By Christopher Swann and Lisa Lee
The authors are Reuters Breakingviews columnists. The opinions expressed are their own.

Investors don’t expect American energy group Williams Companies to give up the chase for rival Southern Union. But trumping the latest $5 billion offer by Energy Transfer Equity will destroy value for its own shareholders. With Southern Union starting to look an expensive catch, Williams may be better off leaving the overpaying to its rival.

Shareholders of Southern Union have good reason to thank Williams. Its $4.86 billion cash bid last month broke up a cozy arrangement with Energy Transfer that lavished goodies on Southern Union executives while short-changing other investors. Still, Williams now faces a tough choice. Energy Transfer’s sweetened bid for Southern already looks like a full price. At nine times next year’s EBITDA, it is in line with similar deals done over the past decade, according to Barclays Capital.

Moreover, to clinch a deal Williams needs to climb added hurdles. Southern Union’s share price suggests investors expect a $42 bid. On top of that, Energy Transfer’s latest deal with management doubled the initial breakup fee to $212.5 million, or an extra cost to Williams of around $1.70 per Southern Union share.

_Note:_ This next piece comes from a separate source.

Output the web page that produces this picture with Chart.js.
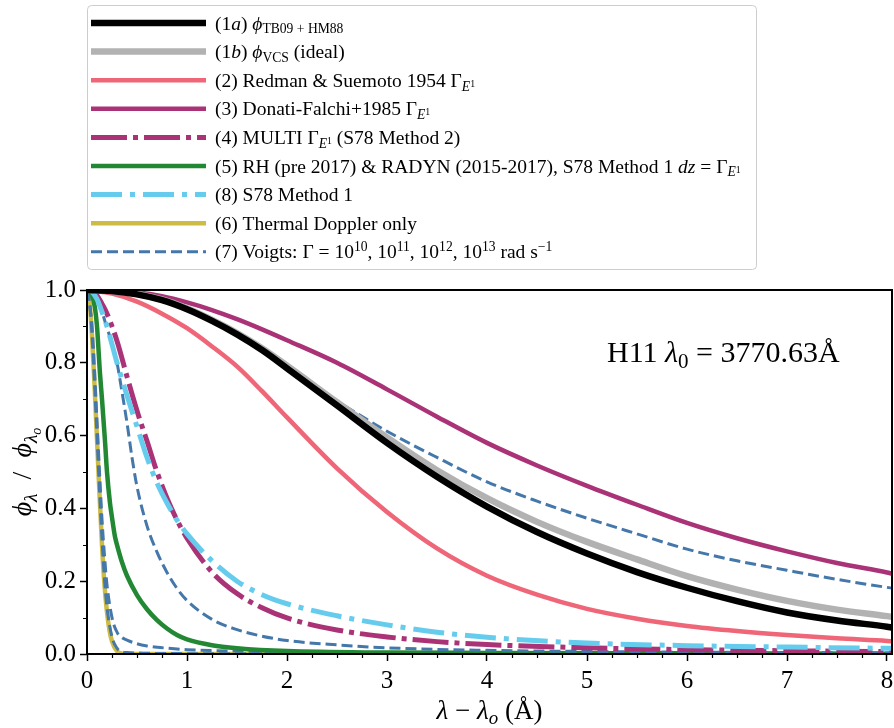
<!DOCTYPE html>
<html>
<head>
<meta charset="utf-8">
<script src="https://cdn.jsdelivr.net/npm/chart.js@4.4.1/dist/chart.umd.min.js"></script>
<style>
  html, body { margin: 0; padding: 0; background: #fff; }
</style>
</head>
<body>
<canvas id="profiles" width="894" height="728"></canvas>
<script>
// shared x grid for the broad profiles
var xWide = [0, 0.25, 0.5, 0.75, 1, 1.25, 1.5, 1.75, 2, 2.5, 3, 3.5, 4, 4.5, 5, 5.5, 6, 6.5, 7, 7.5, 8, 8.05];
var yTB09 = [1.0, 0.997, 0.988, 0.972, 0.947, 0.915, 0.878, 0.835, 0.785, 0.683, 0.58, 0.487, 0.405, 0.335, 0.276, 0.225, 0.182, 0.145, 0.114, 0.092, 0.075, 0.073];
var yVCS = [1.0, 0.997, 0.989, 0.974, 0.95, 0.918, 0.882, 0.84, 0.792, 0.692, 0.595, 0.505, 0.428, 0.363, 0.308, 0.26, 0.214, 0.177, 0.146, 0.122, 0.104, 0.102];
var yRedman = [1.0, 0.99, 0.968, 0.935, 0.895, 0.845, 0.79, 0.722, 0.65, 0.51, 0.39, 0.29, 0.215, 0.163, 0.124, 0.097, 0.077, 0.063, 0.052, 0.043, 0.036, 0.035];
var yDonati = [1.0, 0.999, 0.994, 0.983, 0.966, 0.945, 0.92, 0.892, 0.862, 0.8, 0.727, 0.652, 0.58, 0.518, 0.462, 0.41, 0.36, 0.318, 0.282, 0.25, 0.224, 0.221];
var yVoigt13 = [1.0, 0.997, 0.988, 0.972, 0.947, 0.915, 0.878, 0.835, 0.785, 0.695, 0.612, 0.54, 0.473, 0.42, 0.373, 0.33, 0.288, 0.256, 0.23, 0.205, 0.183, 0.181];

// S78 methods
var xS78 = [0, 0.05, 0.1, 0.15, 0.2, 0.3, 0.4, 0.5, 0.6, 0.7, 0.8, 0.9, 1, 1.25, 1.5, 1.75, 2, 2.5, 3, 3.5, 4, 5, 6, 7, 8, 8.05];
var yMulti = [1.0, 0.996, 0.985, 0.962, 0.935, 0.86, 0.762, 0.668, 0.585, 0.5, 0.428, 0.368, 0.318, 0.225, 0.166, 0.127, 0.099, 0.066, 0.047, 0.034, 0.026, 0.017, 0.012, 0.009, 0.007, 0.007];
var yMethod1 = [1.0, 0.995, 0.975, 0.94, 0.9, 0.8, 0.71, 0.625, 0.54, 0.47, 0.415, 0.368, 0.33, 0.256, 0.2, 0.163, 0.138, 0.105, 0.08, 0.06, 0.046, 0.03, 0.023, 0.019, 0.016, 0.016];

// narrow profiles
var xRH = [0, 0.05, 0.08, 0.1, 0.13, 0.15, 0.18, 0.2, 0.23, 0.25, 0.28, 0.3, 0.35, 0.4, 0.5, 0.6, 0.7, 0.8, 0.9, 1, 1.25, 1.5, 2, 3, 4, 6, 8.05];
var yRH = [1.0, 0.985, 0.95, 0.9, 0.77, 0.7, 0.585, 0.5, 0.414, 0.375, 0.322, 0.3, 0.252, 0.215, 0.162, 0.123, 0.093, 0.07, 0.052, 0.04, 0.024, 0.016, 0.008, 0.004, 0.003, 0.002, 0.001];
var xDoppler = [0, 0.025, 0.05, 0.075, 0.1, 0.125, 0.15, 0.175, 0.2, 0.225, 0.25, 0.3, 0.35, 0.4, 8.05];
var yDoppler = [1.0, 0.97, 0.875, 0.74, 0.59, 0.44, 0.3, 0.19, 0.115, 0.065, 0.035, 0.008, 0.001, 0, 0];

// Voigt profiles, Gamma = 1e10, 1e11, 1e12 (1e13 is on xWide)
var xVoigt10 = [0, 0.025, 0.05, 0.075, 0.1, 0.125, 0.15, 0.175, 0.2, 0.25, 0.3, 0.35, 0.4, 0.6, 1, 2, 4, 8.05];
var yVoigt10 = [1.0, 0.97, 0.877, 0.745, 0.597, 0.45, 0.315, 0.205, 0.128, 0.047, 0.016, 0.006, 0.004, 0.002, 0.001, 0.0005, 0.0002, 0.0001];
var xVoigt11 = [0, 0.05, 0.1, 0.125, 0.15, 0.175, 0.2, 0.25, 0.3, 0.35, 0.4, 0.5, 0.6, 0.8, 1, 1.5, 2, 3, 4, 6, 8.05];
var yVoigt11 = [1.0, 0.9, 0.64, 0.5, 0.37, 0.27, 0.19, 0.1, 0.06, 0.045, 0.038, 0.028, 0.022, 0.016, 0.012, 0.008, 0.006, 0.003, 0.002, 0.001, 0.001];
var xVoigt12 = [0, 0.05, 0.1, 0.15, 0.2, 0.25, 0.3, 0.35, 0.4, 0.45, 0.5, 0.6, 0.7, 0.8, 0.9, 1, 1.25, 1.5, 1.75, 2, 2.5, 3, 4, 5, 6, 8.05];
var yVoigt12 = [1.0, 0.99, 0.972, 0.94, 0.895, 0.855, 0.8, 0.72, 0.635, 0.54, 0.46, 0.352, 0.28, 0.224, 0.18, 0.147, 0.095, 0.067, 0.049, 0.037, 0.025, 0.017, 0.01, 0.007, 0.005, 0.003];

var xTicks = [0, 1, 2, 3, 4, 5, 6, 7, 8];
var yTicks = [0, 0.2, 0.4, 0.6, 0.8, 1.0];

var FONT = '"Liberation Serif", "DejaVu Serif", serif';

function pts(xs, ys) {
  return xs.map(function(x, i) { return {x: x, y: ys[i]}; });
}

function line(data, color, width, dash, order) {
  return {
    data: data,
    borderColor: color,
    borderWidth: width,
    borderDash: dash || [],
    borderCapStyle: 'butt',
    pointRadius: 0,
    fill: false,
    cubicInterpolationMode: 'monotone',
    clip: 0,
    order: order
  };
}

var blue = '#4477aa';
var voigtDash = [11, 5];
var datasets = [
  line(pts(xWide, yTB09), '#000000', 6.5, null, 1),            // 0
  line(pts(xWide, yVCS), '#b2b2b2', 6.5, null, 2),             // 1
  line(pts(xWide, yRedman), '#ee6677', 4.5, null, 5),          // 2
  line(pts(xWide, yDonati), '#aa3377', 4.5, null, 4),          // 3
  line(pts(xS78, yMulti), '#aa3377', 5, [36, 6, 5, 6], 7),     // 4
  line(pts(xRH, yRH), '#228833', 4.5, null, 9),                // 5
  line(pts(xS78, yMethod1), '#66ccee', 5, [31, 8, 5, 8], 6),   // 6
  line(pts(xDoppler, yDoppler), '#ccbb44', 4.5, null, 12),     // 7
  line(pts(xWide, yVoigt13), blue, 3, voigtDash, 3),           // 8
  line(pts(xVoigt12, yVoigt12), blue, 3, voigtDash, 8),
  line(pts(xVoigt11, yVoigt11), blue, 3, voigtDash, 10),
  line(pts(xVoigt10, yVoigt10), blue, 3, voigtDash, 11)
];

// rich text helpers (sub/superscripts)
function N(t) { return {t: t, k: 1, dy: 0, it: false}; }
function I(t) { return {t: t, k: 1, dy: 0, it: true}; }
function Sb(t, it) { return {t: t, k: 0.7, dy: 0.2, it: !!it}; }
function Sp(t) { return {t: t, k: 0.7, dy: -0.38, it: false}; }
function SbSp(t) { return {t: t, k: 0.5, dy: 0.0, it: false}; }
function SbSb(t, it) { return {t: t, k: 0.5, dy: 0.36, it: !!it}; }

function fontFor(s, size) {
  return (s.it ? 'italic ' : '') + (size * s.k).toFixed(1) + 'px ' + FONT;
}
function richWidth(ctx, segs, size) {
  var w = 0;
  segs.forEach(function(s) { ctx.font = fontFor(s, size); w += ctx.measureText(s.t).width; });
  return w;
}
function richText(ctx, segs, x, y, size, align) {
  var cx = align === 'center' ? x - richWidth(ctx, segs, size) / 2 : x;
  ctx.textBaseline = 'alphabetic';
  ctx.textAlign = 'left';
  segs.forEach(function(s) {
    ctx.font = fontFor(s, size);
    ctx.fillText(s.t, cx, y + s.dy * size);
    cx += ctx.measureText(s.t).width;
  });
}

var legendItems = [
  {ds: 0, text: [N('(1'), I('a'), N(') '), I('ϕ'), Sb('TB09 + HM88')]},
  {ds: 1, text: [N('(1'), I('b'), N(') '), I('ϕ'), Sb('VCS'), N(' (ideal)')]},
  {ds: 2, text: [N('(2) Redman & Suemoto 1954 Γ'), Sb('E', true), SbSp('1')]},
  {ds: 3, text: [N('(3) Donati-Falchi+1985 Γ'), Sb('E', true), SbSp('1')]},
  {ds: 4, text: [N('(4) MULTI Γ'), Sb('E', true), SbSp('1'), N(' (S78 Method 2)')]},
  {ds: 5, text: [N('(5) RH (pre 2017) & RADYN (2015-2017), S78 Method 1 '), I('dz'), N(' = Γ'), Sb('E', true), SbSp('1')]},
  {ds: 6, text: [N('(8) S78 Method 1')]},
  {ds: 7, text: [N('(6) Thermal Doppler only')]},
  {ds: 8, text: [N('(7) Voigts: Γ = 10'), Sp('10'), N(', 10'), Sp('11'), N(', 10'), Sp('12'), N(', 10'), Sp('13'), N(' rad s'), Sp('−1')]}
];

function roundRect(ctx, x, y, w, h, r) {
  ctx.beginPath();
  ctx.moveTo(x + r, y);
  ctx.lineTo(x + w - r, y);
  ctx.arcTo(x + w, y, x + w, y + r, r);
  ctx.lineTo(x + w, y + h - r);
  ctx.arcTo(x + w, y + h, x + w - r, y + h, r);
  ctx.lineTo(x + r, y + h);
  ctx.arcTo(x, y + h, x, y + h - r, r);
  ctx.lineTo(x, y + r);
  ctx.arcTo(x, y, x + r, y, r);
  ctx.closePath();
}

var extras = {
  id: 'extras',
  afterDraw: function(chart) {
    var ctx = chart.ctx;
    var a = chart.chartArea;
    var xs = chart.scales.x, ys = chart.scales.y;
    ctx.save();

    // frame
    ctx.strokeStyle = '#000';
    ctx.lineWidth = 2;
    ctx.strokeRect(a.left, a.top, a.right - a.left, a.bottom - a.top);

    // minor ticks
    ctx.lineWidth = 1.2;
    ctx.beginPath();
    for (var v = 0.25; v < 8.05; v += 0.25) {
      if (Math.abs(v - Math.round(v)) < 1e-6) continue;
      var px = Math.round(xs.getPixelForValue(v)) + 0.5;
      ctx.moveTo(px, a.bottom);
      ctx.lineTo(px, a.bottom + 4);
    }
    for (var k = 1; k < 10; k += 2) {
      var py = Math.round(ys.getPixelForValue(k / 10)) + 0.5;
      ctx.moveTo(a.left, py);
      ctx.lineTo(a.left - 4, py);
    }
    ctx.stroke();

    // axis titles
    ctx.fillStyle = '#000';
    richText(ctx, [I('λ'), N(' − '), I('λ'), Sb('o', true), N(' (Å)')], (a.left + a.right) / 2, 719, 27, 'center');
    ctx.save();
    ctx.translate(31, (a.top + a.bottom) / 2);
    ctx.rotate(-Math.PI / 2);
    richText(ctx, [I('ϕ'), Sb('λ', true), N('  /  '), I('ϕ'), Sb('λ', true), SbSb('o', true)], 0, 0, 28, 'center');
    ctx.restore();

    // annotation
    richText(ctx, [N('H11 '), I('λ'), Sb('0'), N(' = 3770.63Å')], 607, 362, 30, 'left');

    // legend
    var lx = 87.5, ly = 5.5, lw = 669, lh = 264;
    roundRect(ctx, lx, ly, lw, lh, 4);
    ctx.fillStyle = 'rgba(255,255,255,0.8)';
    ctx.fill();
    ctx.strokeStyle = '#cccccc';
    ctx.lineWidth = 1;
    ctx.stroke();

    legendItems.forEach(function(item, i) {
      var ds = chart.data.datasets[item.ds];
      var cy = 23 + i * 28.6;
      ctx.beginPath();
      ctx.strokeStyle = ds.borderColor;
      ctx.lineWidth = ds.borderWidth;
      ctx.lineCap = 'butt';
      ctx.setLineDash(ds.borderDash || []);
      ctx.moveTo(91, cy);
      ctx.lineTo(206, cy);
      ctx.stroke();
      ctx.setLineDash([]);
      ctx.fillStyle = '#000';
      richText(ctx, item.text, 215, cy + 6.5, 19.5, 'left');
    });

    ctx.restore();
  }
};

function noPad(s) {
  s.paddingLeft = 0; s.paddingRight = 0; s.paddingTop = 0; s.paddingBottom = 0;
}

new Chart(document.getElementById('profiles'), {
  type: 'line',
  data: { datasets: datasets },
  options: {
    responsive: false,
    animation: false,
    events: [],
    layout: { padding: { top: 290, right: 2, left: 0, bottom: 0 } },
    plugins: { legend: { display: false }, tooltip: { enabled: false } },
    scales: {
      x: {
        type: 'linear',
        min: 0,
        max: 8.05,
        afterFit: function(s) { s.height = 74; noPad(s); },
        afterBuildTicks: function(s) { s.ticks = xTicks.map(function(v) { return {value: v}; }); },
        grid: { drawOnChartArea: false, drawTicks: true, tickLength: 7, tickWidth: 1.5, tickColor: '#000' },
        border: { display: false },
        ticks: {
          color: '#000',
          padding: 5,
          maxRotation: 0,
          font: { family: FONT, size: 25 },
          callback: function(v) { return String(v); }
        }
      },
      y: {
        type: 'linear',
        min: 0,
        max: 1,
        afterFit: function(s) { s.width = 87; noPad(s); },
        afterBuildTicks: function(s) { s.ticks = yTicks.map(function(v) { return {value: v}; }); },
        grid: { drawOnChartArea: false, drawTicks: true, tickLength: 7, tickWidth: 1.5, tickColor: '#000' },
        border: { display: false },
        ticks: {
          color: '#000',
          padding: 4,
          font: { family: FONT, size: 25 },
          callback: function(v) { return Number(v).toFixed(1); }
        }
      }
    }
  },
  plugins: [extras]
});
</script>
</body>
</html>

Add these fees to the pipeline company’s existing debt, and a $42 a share offer would cost Williams around $9.4 billion in total. Based on Southern Union’s forecast operating profit, that would bring the deal’s post-tax return on investment to below 5.5 percent. That’s below Williams’ 7 percent weighted average cost of capital.

And even this calculation is generous, as it assumes Williams can achieve $100 million of cost cuts and revenue gains that Energy Transfer has promised. In its spoiler bid Williams had only estimated around $50 million of such synergies.

Furthermore, there’s no certainty that a $42 bid would work. Winning over Southern Union’s top managers — who own about 14 percent — might be even harder. Williams’ all-cash offer would leave them paying capital gains taxes. To clinch its prey without issuing equity might require Williams to pay as much as $45 a share.

Williams chief Alan Armstrong has already done enough favors for Southern Union shareholders — and forced a rival to scramble to pay 20 percent more for assets it coveted. Now he can best serve his own investors by walking away from a costly bidding war.